Hal lain yang juga perlu dipersiapkan dalam rangka memberikan sumbangsih nyata bagi negara ini adalah jiwa-jiwa yang tidak hanya pintar berteori, namun juga mampu hidup dan berkarya dalam suatu organisasi di tengah masyarakat. Sebab, sudah terlampau banyak orang pintar di Indonesia, setidaknya untuk memimpin negeri ini, namun, kebanyakan hanya dapat bekerja sendiri-sendiri sehingga tidak memberikan kebaikan bagi masyarakat luas. Salah satu cara untuk mengatasinya adalah dengan membiasakan diri bergabung dalam suatu organisasi, baik itu politik, sosial, ekonomi, ilmu pengetahuan, dan lain sebagainya. Organisasi merupakan sarana yang paling tepat dalam mempersiapkan mentalitas kepemimpinan mahasiswa yang nantinya akan menjadi penopang budaya kepemimpinan nasional yang saat ini masih morat-marit.

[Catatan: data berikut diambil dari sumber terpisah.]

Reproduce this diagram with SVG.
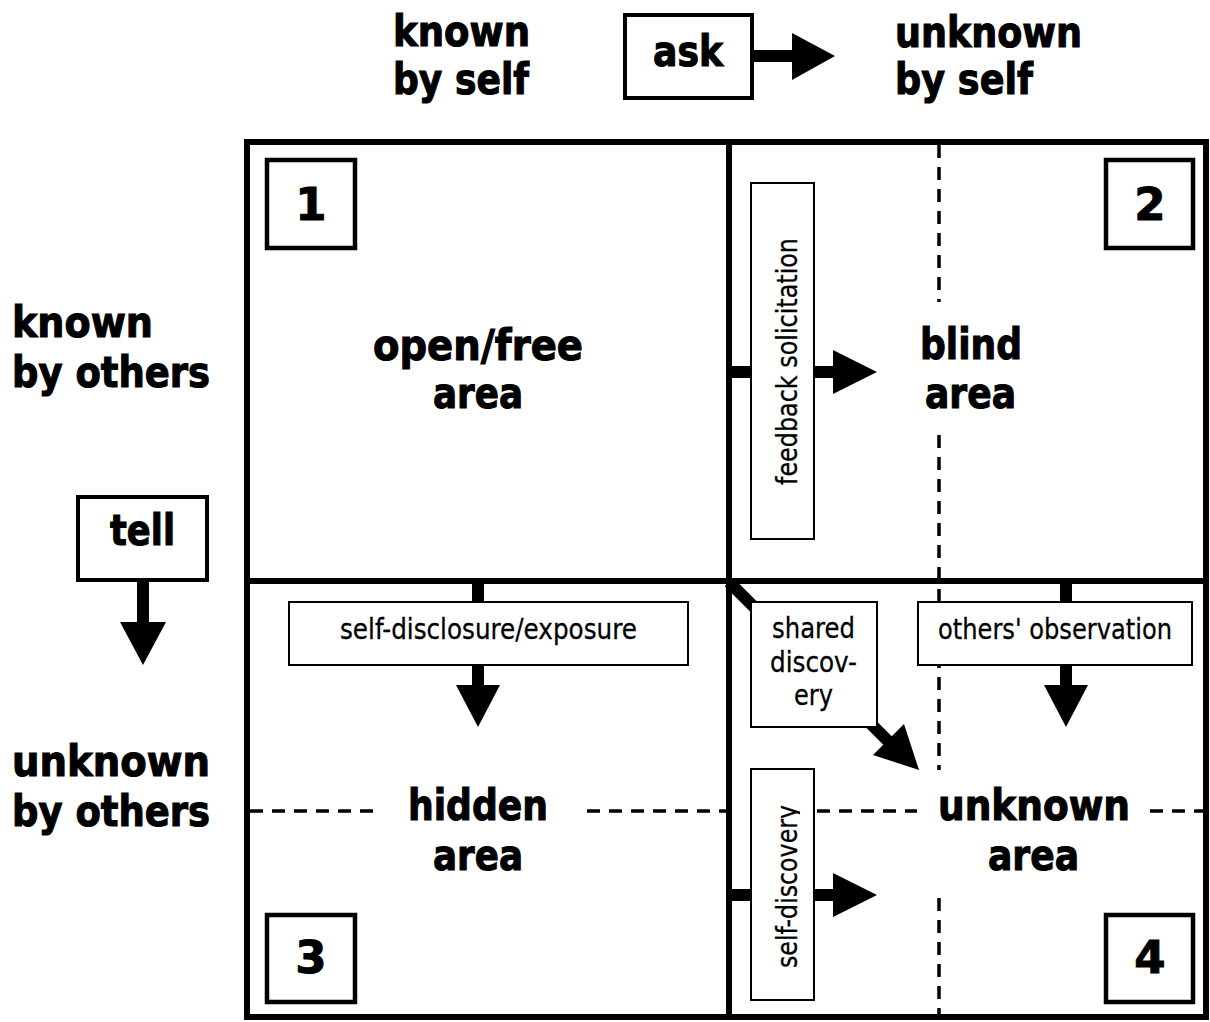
<svg xmlns="http://www.w3.org/2000/svg" width="1210" height="1022" viewBox="0 0 1210 1022">
<style>
  .grid { fill: none; stroke: #000; stroke-width: 6; }
  .numbox { fill: #fff; stroke: #000; stroke-width: 4.5; }
  .lbox { fill: #fff; stroke: #000; stroke-width: 2; }
  .hbox { fill: #fff; stroke: #000; stroke-width: 4; }
  .dash { fill: none; stroke: #000; stroke-width: 3.5; stroke-dasharray: 13 9; }
  .shaft { fill: none; stroke: #000; stroke-width: 12; }
  .head { fill: #000; stroke: none; }
  .b { font-family: "DejaVu Sans", Verdana, sans-serif; font-weight: bold; font-size: 42px; fill: #000; stroke: #000; stroke-width: 1.1; }
  .num { font-family: "DejaVu Sans", Verdana, sans-serif; font-weight: bold; font-size: 45px; fill: #000; text-anchor: middle; stroke: #000; stroke-width: 1; }
  .r { font-family: "DejaVu Sans", Verdana, sans-serif; font-size: 28px; fill: #000; text-anchor: middle; stroke: #000; stroke-width: 0.3; }
  .c { text-anchor: middle; }
</style>
<defs>
  <clipPath id="sdclip"><rect x="751" y="769" width="49" height="231"/></clipPath>
</defs>
<rect width="1210" height="1022" fill="#fff"/>

<g id="connectors">
  <line class="dash" x1="939" y1="145" x2="939" y2="302"/>
  <line class="dash" x1="939" y1="435" x2="939" y2="770"/>
  <line class="dash" x1="939" y1="898" x2="939" y2="1015"/>
  <line class="dash" x1="250" y1="811" x2="373" y2="811"/>
  <line class="dash" x1="587" y1="811" x2="727" y2="811"/>
  <line class="dash" x1="817" y1="811" x2="917" y2="811"/>
  <line class="dash" x1="1150" y1="811" x2="1206" y2="811"/>
  <line class="shaft" x1="752" y1="56" x2="794" y2="56"/>
  <polygon class="head" points="792,33 835,56 792,80"/>
  <line class="shaft" x1="143" y1="580" x2="143" y2="624"/>
  <polygon class="head" points="120,622 166,622 143,665"/>
  <line class="shaft" x1="729" y1="372" x2="835" y2="372"/>
  <polygon class="head" points="833,350 877,372 833,394"/>
  <line class="shaft" x1="729" y1="895" x2="835" y2="895"/>
  <polygon class="head" points="833,873 877,895 833,917"/>
  <line class="shaft" x1="478" y1="582" x2="478" y2="687"/>
  <polygon class="head" points="456,685 500,685 478,727"/>
  <line class="shaft" x1="1066" y1="582" x2="1066" y2="687"/>
  <polygon class="head" points="1044,685 1088,685 1066,727"/>
  <line class="shaft" x1="729" y1="582" x2="890" y2="743"/>
  <polygon class="head" points="904,724 919,770 873,755"/>
</g>

<g id="grid">
  <rect class="grid" x="247" y="142" width="959" height="875"/>
  <line class="grid" x1="729" y1="142" x2="729" y2="1017"/>
  <line class="grid" x1="247" y1="581" x2="1206" y2="581"/>
</g>

<g id="header-known-self">
  <text class="b" x="393" y="46" textLength="137" lengthAdjust="spacingAndGlyphs">known</text>
  <text class="b" x="393" y="94" textLength="136" lengthAdjust="spacingAndGlyphs">by self</text>
</g>
<g id="header-unknown-self">
  <text class="b" x="895" y="47" textLength="187" lengthAdjust="spacingAndGlyphs">unknown</text>
  <text class="b" x="895" y="94" textLength="138" lengthAdjust="spacingAndGlyphs">by self</text>
</g>
<g id="ask">
  <rect class="hbox" x="625" y="15" width="127" height="83"/>
  <text class="b c" x="688" y="66" textLength="70" lengthAdjust="spacingAndGlyphs">ask</text>
</g>
<g id="header-known-others">
  <text class="b" x="12" y="337" textLength="141" lengthAdjust="spacingAndGlyphs">known</text>
  <text class="b" x="12" y="387" textLength="198" lengthAdjust="spacingAndGlyphs">by others</text>
</g>
<g id="header-unknown-others">
  <text class="b" x="12" y="776" textLength="198" lengthAdjust="spacingAndGlyphs">unknown</text>
  <text class="b" x="12" y="826" textLength="198" lengthAdjust="spacingAndGlyphs">by others</text>
</g>
<g id="tell">
  <rect class="hbox" x="78" y="497" width="129" height="83"/>
  <text class="b c" x="142.5" y="545" textLength="65" lengthAdjust="spacingAndGlyphs">tell</text>
</g>

<g id="q1">
  <rect class="numbox" x="267" y="160" width="88" height="88"/>
  <text class="num" x="311" y="220">1</text>
  <text class="b c" x="478" y="360" textLength="210" lengthAdjust="spacingAndGlyphs">open/free</text>
  <text class="b c" x="478" y="408" textLength="90" lengthAdjust="spacingAndGlyphs">area</text>
</g>
<g id="q2">
  <rect class="numbox" x="1106" y="160" width="87" height="88"/>
  <text class="num" x="1150" y="220">2</text>
  <text class="b c" x="971" y="359" textLength="102" lengthAdjust="spacingAndGlyphs">blind</text>
  <text class="b c" x="970.5" y="408" textLength="91" lengthAdjust="spacingAndGlyphs">area</text>
</g>
<g id="q3">
  <rect class="numbox" x="267" y="915" width="88" height="87"/>
  <text class="num" x="311" y="973">3</text>
  <text class="b c" x="478" y="820" textLength="140" lengthAdjust="spacingAndGlyphs">hidden</text>
  <text class="b c" x="478" y="870" textLength="90" lengthAdjust="spacingAndGlyphs">area</text>
</g>
<g id="q4">
  <rect class="numbox" x="1106" y="915" width="87" height="87"/>
  <text class="num" x="1150" y="973">4</text>
  <text class="b c" x="1034" y="820" textLength="192" lengthAdjust="spacingAndGlyphs">unknown</text>
  <text class="b c" x="1033.5" y="870" textLength="91" lengthAdjust="spacingAndGlyphs">area</text>
</g>

<g id="feedback-solicitation">
  <rect class="lbox" x="751" y="183" width="63" height="356"/>
  <text class="r" transform="translate(797,361.5) rotate(-90)" textLength="247" lengthAdjust="spacingAndGlyphs">feedback solicitation</text>
</g>
<g id="self-disclosure">
  <rect class="lbox" x="289" y="602" width="399" height="63"/>
  <text class="r" x="488.5" y="639" textLength="297" lengthAdjust="spacingAndGlyphs">self-disclosure/exposure</text>
</g>
<g id="others-observation">
  <rect class="lbox" x="918" y="602" width="274" height="63"/>
  <text class="r" x="1055" y="639" textLength="234" lengthAdjust="spacingAndGlyphs">others' observation</text>
</g>
<g id="shared-discovery">
  <rect class="lbox" x="751" y="602" width="126" height="125"/>
  <text class="r" x="813.5" y="638" textLength="83" lengthAdjust="spacingAndGlyphs">shared</text>
  <text class="r" x="813.5" y="672" textLength="87" lengthAdjust="spacingAndGlyphs">discov-</text>
  <text class="r" x="813.5" y="705" textLength="39" lengthAdjust="spacingAndGlyphs">ery</text>
</g>
<g id="self-discovery">
  <rect class="lbox" x="751" y="769" width="63" height="231"/>
  <g clip-path="url(#sdclip)">
    <text class="r" transform="translate(797,886.5) rotate(-90)" textLength="163" lengthAdjust="spacingAndGlyphs">self-discovery</text>
  </g>
</g>
</svg>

Berkaitan dengan hal ini, sekali lagi UMN telah menyediakan wadah. Adanya BEM sebagai lembaga perwakilan tertinggi mahasiswa, dapat mendidik kita terbiasa dalam lingkungan politik. Selain itu adanya organisasi bisnis dapat mempersiapkan kita untuk terjun langsung dalam perekonomia masyarakat. Kehidupan sosial juga dapat dipupuk dengan bergabung dalam organisasi Rencang yang memang fokus dalam tindakan-tindakan sosial.
Oleh karena itu, menyikapi semua yang telah mendasari keberadaan UMN, kita harus kembali ke dalam diri kita sendiri, sebagai mahasiswa. Memang UMN telah menjadi kawah candra dimuka bagi kita, para intelektual muda yang nanti akan menjadi pemimpin-pemimpin bangsa. Namun, sikap kita sedari mudalah yang akan menentukan kemana bangsa yang cerdas dan berwibawa ini akan dilabuhkan.
Sesungguhnya Arief dan Hok Gie telah menentukan perannya, dan terbukti, mereka tidak salah memilih. Sekarang, adalah saat bagi kita, jangan sampai kita salah memilih.